In late October, the ship and its crew left Japan to head back to the United States.
It picked up 75 wounded Marines in Saipan. Many of the ship’s crew – Bondanza among the – gave up their bunks and slept on the ship’s deck so the Marines could rest comfortably.
The destroyer reached San Diego a few weeks later.
The ship mothballed as part of the 19th Reserve Fleet.
Bondanza was honorably discharged in 1946.
WRITING THE STORY
He never saw his ship again.
It was recommissioned in 1951 at the start of the Korean War and sold to Portugal in 1957, rechristened the Corte Real. The ship was scrapped in 1980, and a shipmate told Bondanza the five-inch gun from the destroyer is now a monument in a park somewhere in Portugal.
Bondanza returned to New York and spent 43 years as a school teacher, administrator and stockbroker before retiring to Hilton Head in 1991.
The crew of the McCoy Reynolds didn’t meet again until the late 1970s.
There, a shipmate sold copies of a map he’d created that traced the destroyer escort’s travels through the Pacific Ocean.
Of the 200 sailors who made up the crew of the McCoy Reynolds, only three are still alive.
Bondanza said he and the other two men – one in Tennessee and one in Pennsylvania – talk about once a month.

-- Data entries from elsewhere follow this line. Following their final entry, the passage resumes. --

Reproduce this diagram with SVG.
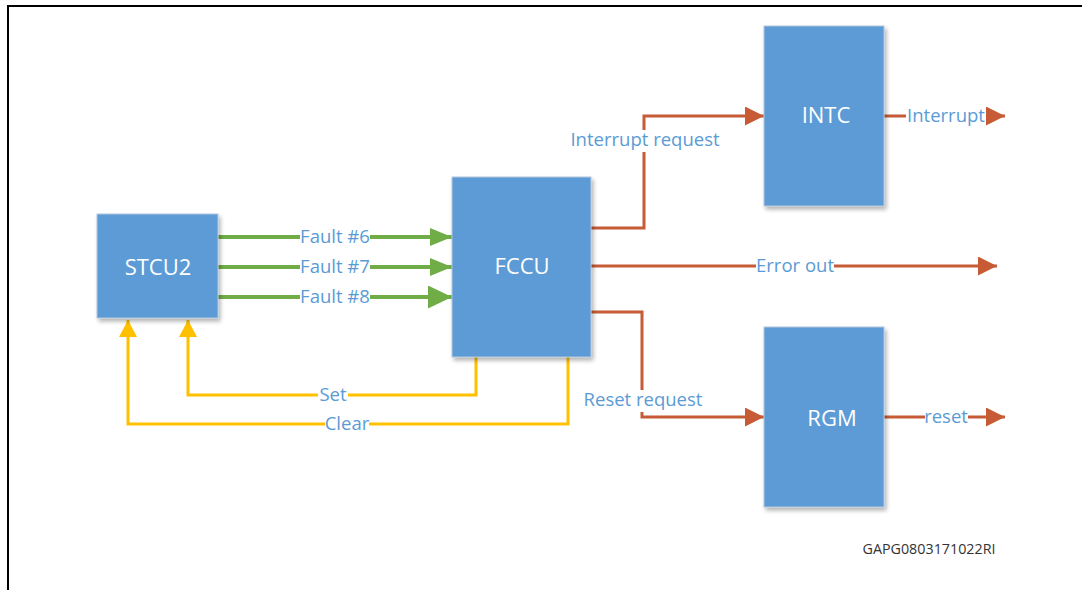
<svg xmlns="http://www.w3.org/2000/svg" width="1082" height="590" viewBox="0 0 1082 590">
  <defs>
    <filter id="shadow" x="-10%" y="-10%" width="130%" height="130%">
      <feGaussianBlur in="SourceAlpha" stdDeviation="2"/>
      <feOffset dx="2" dy="3" result="b"/>
      <feComponentTransfer><feFuncA type="linear" slope="0.3"/></feComponentTransfer>
      <feMerge><feMergeNode/><feMergeNode in="SourceGraphic"/></feMerge>
    </filter>
    <marker id="ah-green" markerUnits="userSpaceOnUse" markerWidth="22" markerHeight="18" refX="22" refY="9" orient="auto">
      <path d="M0,0 L22,9 L0,18 Z" fill="#70AD47"/>
    </marker>
    <marker id="ah-green-lg" markerUnits="userSpaceOnUse" markerWidth="24" markerHeight="23" refX="24" refY="11.5" orient="auto">
      <path d="M0,0 L24,11.5 L0,23 Z" fill="#70AD47"/>
    </marker>
    <marker id="ah-orange" markerUnits="userSpaceOnUse" markerWidth="19" markerHeight="19" refX="19" refY="9.5" orient="auto">
      <path d="M0,0 L19,9.5 L0,19 Z" fill="#C65B36"/>
    </marker>
    <marker id="ah-yellow" markerUnits="userSpaceOnUse" markerWidth="17" markerHeight="18" refX="17" refY="9" orient="auto">
      <path d="M0,0 L17,9 L0,18 Z" fill="#FFC000"/>
    </marker>
  </defs>
  <style>
    .box { fill: #5B9BD5; stroke: #B4C7DC; stroke-width: 1; filter: url(#shadow); }
    .name { font-family: "Open Sans", "Liberation Sans", sans-serif; font-size: 22px; fill: #FFFFFF; text-anchor: middle; }
    .lbl { font-family: "Open Sans", "Liberation Sans", sans-serif; font-size: 18.5px; fill: #5B9BD5; text-anchor: middle; }
    .gap { fill: #FFFFFF; }
    .green { fill: none; stroke: #70AD47; stroke-width: 4; }
    .orange { fill: none; stroke: #C65B36; stroke-width: 3; }
    .yellow { fill: none; stroke: #FFC000; stroke-width: 3; }
    .frame { fill: none; stroke: #000000; stroke-width: 2; }
    .ref { font-family: "Open Sans", "Liberation Sans", sans-serif; font-size: 14.3px; fill: #333333; text-anchor: middle; }
  </style>

  <rect width="1082" height="590" fill="#FFFFFF"/>
  <path class="frame" d="M8,592 L8,6 L1084,6"/>

  <!-- signal lines -->
  <g id="connectors">
    <path class="green" d="M217,237 L452,237" marker-end="url(#ah-green)"/>
    <path class="green" d="M217,267 L452,267" marker-end="url(#ah-green)"/>
    <path class="green" d="M217,297 L452,297" marker-end="url(#ah-green-lg)"/>
    <path class="yellow" d="M476,357 L476,395 L188,395 L188,320" marker-end="url(#ah-yellow)"/>
    <path class="yellow" d="M568,357 L568,424 L128,424 L128,320" marker-end="url(#ah-yellow)"/>
    <path class="orange" d="M591,228 L644,228 L644,116 L764,116" marker-end="url(#ah-orange)"/>
    <path class="orange" d="M591,266 L997,266" marker-end="url(#ah-orange)"/>
    <path class="orange" d="M591,312 L642,312 L642,417 L764,417" marker-end="url(#ah-orange)"/>
    <path class="orange" d="M884,116 L1005,116" marker-end="url(#ah-orange)"/>
    <path class="orange" d="M884,417 L1005,417" marker-end="url(#ah-orange)"/>

    <!-- labels -->
    <rect class="gap" x="300" y="228" width="70" height="18"/>
    <text class="lbl" x="335" y="243">Fault #6</text>
    <rect class="gap" x="300" y="258" width="70" height="18"/>
    <text class="lbl" x="335" y="273">Fault #7</text>
    <rect class="gap" x="300" y="288" width="70" height="18"/>
    <text class="lbl" x="335" y="303">Fault #8</text>
    <rect class="gap" x="318" y="386" width="30" height="18"/>
    <text class="lbl" x="333" y="401">Set</text>
    <rect class="gap" x="325" y="415" width="44" height="18"/>
    <text class="lbl" x="347" y="430">Clear</text>
    <rect class="gap" x="570" y="130" width="150" height="22"/>
    <text class="lbl" x="645" y="146">Interrupt request</text>
    <rect class="gap" x="756" y="257" width="78" height="18"/>
    <text class="lbl" x="795" y="272">Error out</text>
    <rect class="gap" x="583" y="390" width="120" height="22"/>
    <text class="lbl" x="643" y="406">Reset request</text>
    <rect class="gap" x="906" y="107" width="80" height="18"/>
    <text class="lbl" x="946" y="122">Interrupt</text>
    <rect class="gap" x="925" y="408" width="43" height="18"/>
    <text class="lbl" x="946" y="423">reset</text>
  </g>

  <g id="stcu2">
    <rect class="box" x="97" y="214" width="121" height="104"/>
    <text class="name" x="158" y="275">STCU2</text>
  </g>
  <g id="fccu">
    <rect class="box" x="452" y="177" width="139" height="180"/>
    <text class="name" x="522" y="274">FCCU</text>
  </g>
  <g id="intc">
    <rect class="box" x="764" y="26" width="120" height="180"/>
    <text class="name" x="826" y="123">INTC</text>
  </g>
  <g id="rgm">
    <rect class="box" x="764" y="327" width="120" height="180"/>
    <text class="name" x="832" y="426">RGM</text>
  </g>

  <text class="ref" x="929" y="554">GAPG0803171022RI</text>
</svg>
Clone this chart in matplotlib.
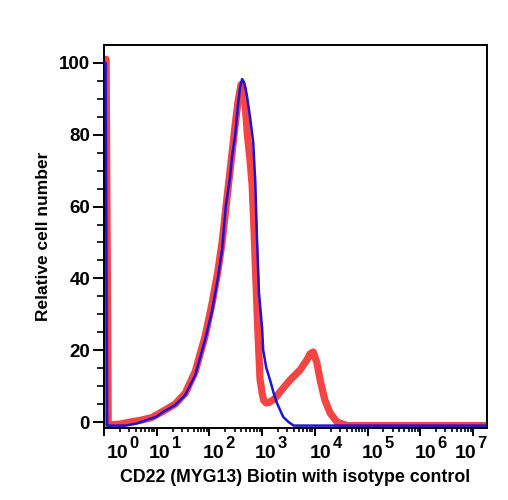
import numpy as np
import matplotlib
matplotlib.use('Agg')
import matplotlib.pyplot as plt
from matplotlib import transforms
from matplotlib.ticker import FixedLocator, LogLocator, NullFormatter

plt.rcParams['font.family'] = ['Liberation Sans', 'DejaVu Sans']
plt.rcParams['font.weight'] = 'bold'

# log10 of fluorescence, relative cell number
red_lx = [0.0, 0.04, 0.08, 0.3, 0.5, 0.7, 0.9, 1.12, 1.35, 1.54, 1.73, 1.92, 2.05, 2.16,
          2.24, 2.33, 2.43, 2.49, 2.54, 2.60, 2.64, 2.68, 2.72, 2.77, 2.81, 2.85, 2.88,
          2.92, 2.96, 3.00, 3.03, 3.08, 3.14, 3.24, 3.34, 3.53, 3.72, 3.85, 3.91, 3.97,
          4.04, 4.10, 4.19, 4.29, 4.42, 4.61, 7.3]
red_y = [101, 101, -0.8, -0.6, 0, 0.5, 1.2, 3.0, 5.0, 8, 14, 24, 33, 42,
         50, 62, 75, 83, 89, 94, 93, 88, 80, 73, 66, 52, 40,
         25, 12, 8, 6, 5.3, 5.5, 6.5, 8.4, 11.7, 14.5, 17.3, 19, 19.5,
         16.4, 11.7, 6.1, 2.5, 0, -1, -1]

blue_lx = [0.0, 0.03, 0.06, 0.4, 0.6, 0.8, 1.0, 1.12, 1.35, 1.54, 1.73, 1.92, 2.05, 2.16,
           2.24, 2.31, 2.39, 2.43, 2.49, 2.54, 2.58, 2.62, 2.66, 2.71, 2.77, 2.83, 2.87,
           2.90, 2.94, 3.00, 3.02, 3.08, 3.15, 3.22, 3.28, 3.40, 3.50, 3.60, 7.3]
blue_y = [100, 100, -1.0, -1.0, -0.5, 0.5, 1.5, 2.8, 4.7, 7.5, 13, 23, 31, 40,
          48, 60, 68, 74, 80, 88, 93, 95.5, 94.5, 91, 85, 78, 67,
          52, 36, 26, 20, 15, 11.7, 8, 5.3, 1.4, 0, -1, -1]

xticks_exp = [0, 1, 2, 3, 4, 5, 6, 7]
xlabel_shift = [19, 9, 10, 9.5, 12, 11, 11, -2]  # px, label centres sit right of ticks
yticks = [0, 20, 40, 60, 80, 100]

fig = plt.figure(figsize=(5.08, 5), dpi=100)
ax = fig.add_axes([104 / 508, 1 - 428 / 500, 383 / 508, 383 / 500])

ax.plot(10 ** np.array(red_lx), red_y, color='#f43a3a', lw=5.2, alpha=0.95,
        solid_joinstyle='round', zorder=2)
ax.plot(10 ** np.array(blue_lx), blue_y, color='#1c14d2', lw=1.8, zorder=3)

ax.set_xscale('log')
ax.set_xlim(1, 10 ** 7.266)
ax.set_ylim(-1.67, 105.0)

ax.xaxis.set_major_locator(FixedLocator([10 ** e for e in xticks_exp]))
ax.xaxis.set_major_formatter(NullFormatter())
ax.xaxis.set_minor_locator(LogLocator(base=10, subs=np.arange(2, 10), numticks=20))
ax.xaxis.set_minor_formatter(NullFormatter())
ax.set_yticks(yticks)
ax.set_yticks(np.arange(0, 105, 5), minor=True)

ax.tick_params(axis='both', which='major', labelsize=13.5, width=1.4, direction='out')
ax.tick_params(axis='x', which='major', length=6)
ax.tick_params(axis='x', which='minor', length=3, width=1.2)
ax.tick_params(axis='y', which='major', length=8, pad=2)
ax.tick_params(axis='y', which='minor', length=5, width=1.2)

# decade labels: big "10" with a large superscript, like the original software
xy_tr = transforms.blended_transform_factory(ax.transData, ax.transAxes)
for e, dx in zip(xticks_exp, xlabel_shift):
    base_tr = xy_tr + transforms.ScaledTranslation((dx + 5) / 100, 0, fig.dpi_scale_trans)
    sup_tr = xy_tr + transforms.ScaledTranslation((dx + 6) / 100, 0, fig.dpi_scale_trans)
    ax.text(10 ** e, -30 / 383, '10', transform=base_tr, ha='right', va='baseline',
            fontsize=14, fontweight='bold', clip_on=False)
    ax.text(10 ** e, -20 / 383, str(e), transform=sup_tr, ha='left', va='baseline',
            fontsize=12, fontweight='bold', clip_on=False)

for s in ax.spines.values():
    s.set_linewidth(1.4)

ax.set_xlabel('CD22 (MYG13) Biotin with isotype control', fontsize=12.8, fontweight='bold', labelpad=20)
ax.set_ylabel('Relative cell number', fontsize=12.5, fontweight='bold', labelpad=6)

fig.savefig('out.png', dpi=100)
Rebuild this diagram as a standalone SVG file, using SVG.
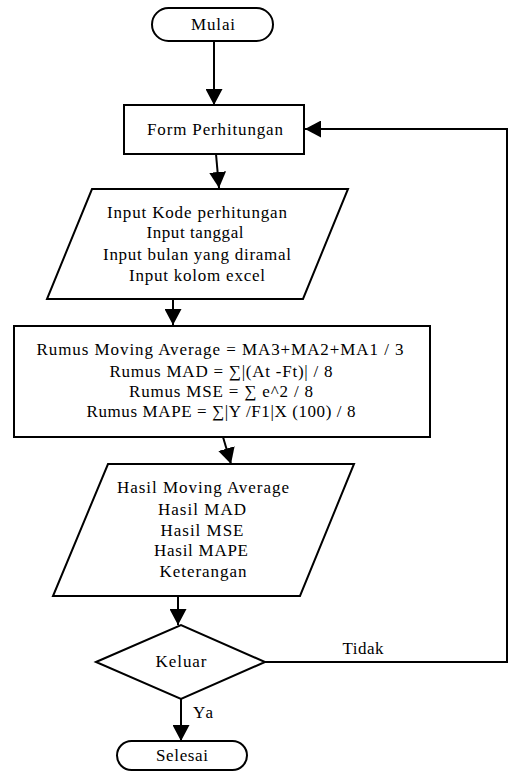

Sometimes the conversation is about their experiences 70 years ago but mostly, Bondanza joked, they talk about their shock at getting old.
Through the years, Bondanza rarely talked about his service. If he did, it was to answer general questions his daughters had for school projects.
About two years ago, inspired by his trip to the World War II Memorial in Washington, D.C. with his surviving shipmates a few years before, Bondanza wrote a narrative to accompany the map of the ship’s travels. It took almost four months to complete.
The map and completed narrative hangs in a frame above his desk, along with photos of Bondanza from World War II and mementos of the ship he served on.
“It’s been said … that we never talked about the war when we came home,” he said. “It was never a topic of conversation … But I wanted to write a story about our missions, so I did it.”